Ostrakon-VL: Towards Domain-Expert MLLM for Food-Service and Retail Stores
Multimodal Large Language Models (MLLMs) have recently achieved substantial progress in general-purpose perception and reasoning. Nevertheless, their deployment in Food-Service and Retail Stores (FSRS) scenarios encounters two major obstacles: (i) real-world FSRS data, collected from heterogeneous acquisition devices, are highly noisy and lack auditable, closed-loop data curation, which impedes the construction of high-quality, controllable, and reproducible training corpora; and (ii) existing evaluation protocols do not offer a unified, fine-grained and standardized benchmark spanning single-image, multi-image, and video inputs, making it challenging to objectively gauge model robustness.
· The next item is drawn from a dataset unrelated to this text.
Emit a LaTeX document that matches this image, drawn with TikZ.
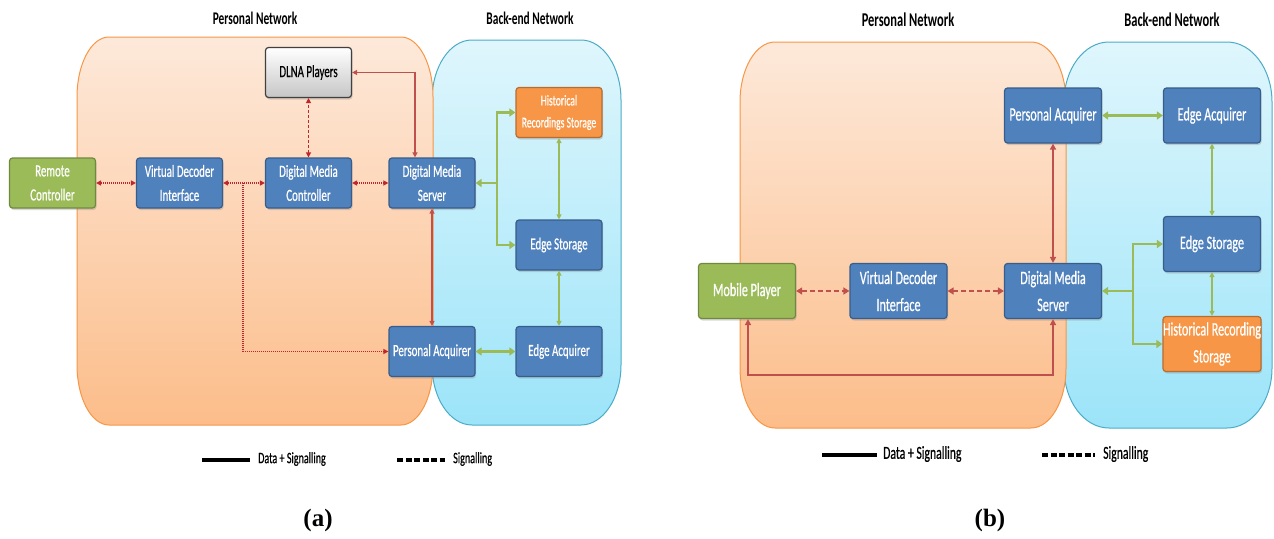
\documentclass[tikz,border=0pt]{standalone}
\usepackage{fontspec}
\setmainfont{Carlito}
\newfontfamily\cond[FakeStretch=0.64]{Carlito}
\newfontfamily\condm[FakeStretch=0.64,FakeBold=0.6]{Carlito}
\newfontfamily\capserif{Liberation Serif}
\usetikzlibrary{arrows.meta,shadows,calc}
\definecolor{boxblue}{HTML}{4F81BD}
\definecolor{boxbluebd}{HTML}{385D8A}
\definecolor{boxgreen}{HTML}{9BBB59}
\definecolor{boxgreenbd}{HTML}{71893F}
\definecolor{boxorange}{HTML}{F79646}
\definecolor{boxorangebd}{HTML}{B66D31}
\definecolor{lnred}{HTML}{C0504D}
\definecolor{sigred}{HTML}{C0262B}
\definecolor{lngreen}{HTML}{9BBB59}
\definecolor{regOtop}{HTML}{FDE9DA}
\definecolor{regObot}{HTML}{FCBD8A}
\definecolor{regObd}{HTML}{F79646}
\definecolor{regBtop}{HTML}{DFF6FC}
\definecolor{regBbot}{HTML}{9CE4F9}
\definecolor{regBbd}{HTML}{4BACC6}
\newcommand\eregion[6]{%
  (#1+#5,#2) -- (#3-#5,#2)
  arc[start angle=-90,end angle=0,x radius=#5,y radius=#6]
  -- (#3,#4-#6)
  arc[start angle=0,end angle=90,x radius=#5,y radius=#6]
  -- (#1+#5,#4)
  arc[start angle=90,end angle=180,x radius=#5,y radius=#6]
  -- (#1,#2+#6)
  arc[start angle=180,end angle=270,x radius=#5,y radius=#6] -- cycle}
\tikzset{
  >={Triangle[length=5pt,width=5pt]},
  box/.style={rounded corners=3pt, line width=1.2pt, draw=boxbluebd, fill=boxblue,
    text=white, align=center, inner sep=0pt, minimum width=86pt, minimum height=50pt,
    font=\condm\fontsize{17}{24}\selectfont,
    drop shadow={opacity=0.3, shadow xshift=1pt, shadow yshift=-2pt}},
  boxb/.style={box, minimum width=97pt, minimum height=55pt, font=\condm\fontsize{19}{27}\selectfont},
  greenbox/.style={fill=boxgreen, draw=boxgreenbd},
  orangebox/.style={fill=boxorange, draw=boxorangebd},
  graybox/.style={top color=white, bottom color=gray!45, draw=black!75, text=black},
  title/.style={font=\cond\bfseries\fontsize{17.8}{20}\selectfont, inner sep=0pt},
  legtext/.style={font=\condm\fontsize{15.8}{17}\selectfont, anchor=west, inner sep=0pt},
  caption/.style={font=\capserif\bfseries\fontsize{25}{27}\selectfont, inner sep=0pt},
  sigA/.style={draw=sigred, line width=1.8pt, dash pattern=on 1.2pt off 0.8pt, <->},
  sigAv/.style={draw=sigred, line width=1.2pt, dash pattern=on 3pt off 2pt, <->},
  dataR/.style={draw=lnred, line width=1.6pt, <->},
  sigB/.style={draw=lnred, line width=2.6pt, dash pattern=on 5pt off 3pt, <->,
    >={Triangle[length=6pt,width=7pt]}},
  dataB/.style={draw=lnred, line width=2pt, <->, >={Triangle[length=6pt,width=6pt]}},
  gThick/.style={draw=lngreen, line width=2.6pt, >={Triangle[length=6pt,width=8pt]}},
  gThin/.style={draw=lngreen, line width=1.2pt, <->},
  regO/.style={draw=regObd, line width=1pt, top color=regOtop, bottom color=regObot},
  regB/.style={draw=regBbd, line width=1pt, top color=regBtop, bottom color=regBbot},
  legsolid/.style={line width=4pt, black},
  legdash/.style={line width=4pt, black, dash pattern=on 6pt off 2.5pt},
}
\begin{document}
\begin{tikzpicture}[x=1pt,y=-1pt]
\useasboundingbox (0,0) rectangle (1274,538);
% ---------- panel (a) ----------
\path[regB] \eregion{432}{40}{621}{425}{40}{60};
\path[regO] \eregion{77}{37}{433}{425}{32}{60};
\node[title] (tpa) at (255,18) {Personal Network};
\node[title] (tba) at (530,18) {Back-end Network};

\node[box,graybox] (dlna) at (308.5,72.5) {DLNA Players};
\node[box,greenbox] (rc) at (52.5,183) {Remote\\Controller};
\node[box] (vdi) at (179.5,183) {Virtual Decoder\\Interface};
\node[box] (dmc) at (308.5,183) {Digital Media\\Controller};
\node[box] (dms) at (432,183) {Digital Media\\Server};
\node[box,orangebox,font=\condm\fontsize{15}{22}\selectfont] (hrs) at (559,112.5) {Historical\\Recordings Storage};
\node[box] (es) at (559,245) {Edge Storage};
\node[box] (pa) at (432,351.5) {Personal Acquirer};
\node[box] (ea) at (559,351.5) {Edge Acquirer};

\draw[sigA] (rc) -- (vdi);
\draw[sigA] (vdi) -- (dmc);
\draw[sigA] (dmc) -- (dms);
\coordinate (ja) at (243,183);
\draw[sigA,-{Triangle[length=5pt,width=5pt]}] (ja) |- (pa);
\draw[sigAv] (dmc) -- (dlna);
\draw[dataR] ([xshift=-17pt]dms.north) |- (dlna);
\draw[dataR] (dms) -- (pa);
\coordinate (ga) at (497,183);
\draw[gThick,<-] (dms) -- (ga);
\draw[gThick,->] (ga) |- (hrs);
\draw[gThick,->] (ga) |- (es);
\draw[gThin] (hrs) -- (es);
\draw[gThin] (es) -- (ea);
\draw[gThick,<->] (pa) -- (ea);

\coordinate (la1) at (202,460);
\coordinate (la2) at (250,460);
\coordinate (la3) at (397,460);
\coordinate (la4) at (445,460);
\draw[legsolid] (la1) -- (la2);
\node[legtext] (lta) at (258,459) {Data + Signalling};
\draw[legdash] (la3) -- (la4);
\node[legtext] (ltb) at (453,459) {Signalling};
\node[caption] (capa) at (318,520) {(a)};

% ---------- panel (b) ----------
\path[regB] \eregion{1064}{42}{1272}{428}{45}{60};
\path[regO] \eregion{740}{42}{1066}{428}{35}{60};
\node[title,font=\cond\bfseries\fontsize{19.5}{21}\selectfont] (tpb) at (908,20) {Personal Network};
\node[title,font=\cond\bfseries\fontsize{19.5}{21}\selectfont] (tbb) at (1172,20) {Back-end Network};

\node[boxb] (pa2) at (1053,115.5) {Personal Acquirer};
\node[boxb] (ea2) at (1212,115.5) {Edge Acquirer};
\node[boxb] (es2) at (1212,244) {Edge Storage};
\node[boxb,greenbox] (mp) at (747,291) {Mobile Player};
\node[boxb] (vdi2) at (898.5,291) {Virtual Decoder\\Interface};
\node[boxb] (dms2) at (1053,291) {Digital Media\\Server};
\node[boxb,orangebox] (hrs2) at (1212,344) {Historical Recording\\Storage};

\draw[sigB] (mp) -- (vdi2);
\draw[sigB] (vdi2) -- (dms2);
\draw[dataB] (pa2) -- (dms2);
\coordinate (rb1) at (748,375);
\coordinate (rb2) at (1053,375);
\draw[dataB] (mp.south -| rb1) -- (rb1) -- (rb2) -- (dms2.south -| rb2);
\draw[gThick,<->] (pa2) -- (ea2);
\draw[gThin] (ea2) -- (es2);
\draw[gThin] (es2) -- (hrs2);
\coordinate (gb) at (1133,291);
\draw[gThick,<-] (dms2) -- (gb);
\draw[gThick,->] (gb) |- (es2);
\draw[gThick,->] (gb) |- (hrs2);

\coordinate (lb1) at (822,455);
\coordinate (lb2) at (877,455);
\coordinate (lb3) at (1042,455);
\coordinate (lb4) at (1095,455);
\draw[legsolid] (lb1) -- (lb2);
\node[legtext,font=\condm\fontsize{18.3}{20}\selectfont] (ltc) at (883,454) {Data + Signalling};
\draw[legdash] (lb3) -- (lb4);
\node[legtext,font=\condm\fontsize{18.3}{20}\selectfont] (ltd) at (1103,454) {Signalling};
\node[caption] (capb) at (990,520) {(b)};
\end{tikzpicture}
\end{document}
To address these challenges, we first develop Ostrakon-VL, an FSRS-oriented MLLM based on Qwen3-VL-8B. Second, we introduce ShopBench, the first public benchmark for FSRS. Third, we propose QUAD (Quality-aware Unbiased Automated Data-curation), a multi-stage multimodal instruction data curation pipeline. Leveraging a multi-stage training strategy, Ostrakon-VL achieves an average score of 60.1 on ShopBench, establishing a new state of the art among open-source MLLMs with comparable parameter scales and diverse architectures. Notably, it surpasses the substantially larger Qwen3-VL-235B-A22B (59.4) by +0.7, and exceeds the same-scale Qwen3-VL-8B (55.3) by +4.8, demonstrating significantly improved parameter efficiency. These results indicate that Ostrakon-VL delivers more robust and reliable FSRS-centric perception and decision-making capabilities. To facilitate reproducible research, we will publicly release Ostrakon-VL and the ShopBench benchmark.